I’ll give you just a minute with that title. All done? Goodo.
So, we don’t have an awful lot of family traditions: I’m the Mother of Spaniels and Step Mother of Teens, ain’t nobody got time for….anything at all really on a regular basis. I feel I should insert some comedy traditions in here for the lolz.
The one thing we all manage to do, without fail, in the heights of summer and the depths of winter, is sit down to a big, beastie, snooze inducing roast dinner.
It’s like late 1940s Britain threw up all over us.
We’ve spent a long time perfecting this Sunday tradition of ours from the ideal grub (beef and yorkshires, obvs), sexy veggies and granule-less gravy – I’ll show you how I make mine one day soon, I don’t want to brag but I’ve become the gravy queen of the South West. That’s trademarked, leave it alone.
By far and away the best bit of our Sunday tradition is having the time to sit around the table, stuffing ourselves silly and catching up on the week that was and the week that is about to come. It’s the one guaranteed couple of hours during which our busy little lives converge and we scoff like the apocalypse is coming.
I’m no family expert (because seriously, who is? Every family is beautifully unique in its dysfunction) but that little Sunday window has become a key part of knowing what our secretive teen contingent are up to, of sharing all of our good news and laughing together, like real live humans. And those happy little moments together are what make the world go round really aren’t they? Amidst the busyness of real life.
We didn’t get to do this an awful lot when I was growing up, my mum worked a lot of weekend shifts (stick that in your pipe Jeremy Hunt) so I’m quasi religious about making the Sunday roast happen. Rules make it more fun for everyone right? Occasionally we open up the Sunday roast to others, friends, family, a passing troupe of trapeezing dachsunds. More often than not it’s just the four (six) of us enjoying each others’ company through mouthfuls of cauli cheese. And it’s blissful.
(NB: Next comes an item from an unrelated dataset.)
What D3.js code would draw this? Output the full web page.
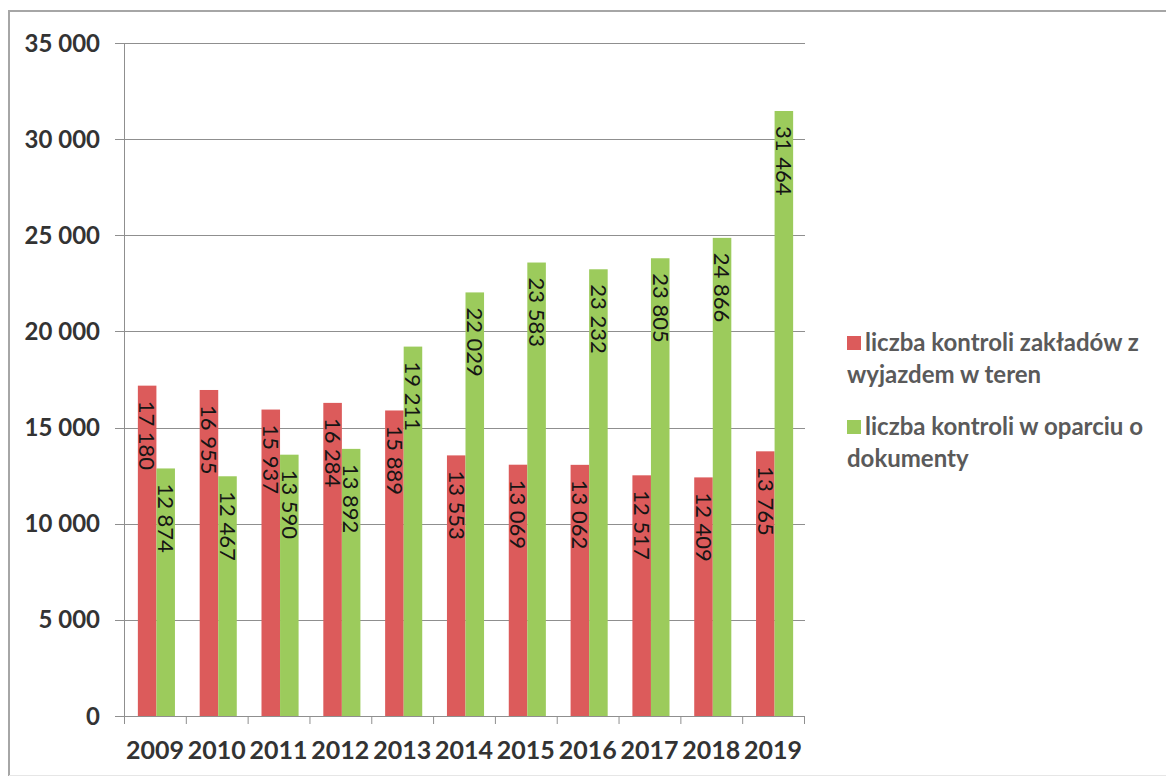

My little family isn’t too shabby.
And I know what you’re thinking, the answer is of course the mutts get their own roast and the opportunity to share their hopes and dreams for the week ahead which invariably includes how many times they can use up the poop bag supply stuffed in my jeans pocket and nudge me into having that ever awkward conversation trying to blag one from another dog walker without looking like an irresponsible moron. Cheers guys.
These little Sunday interludes have become one of my favourite bits of the week. Do you roast?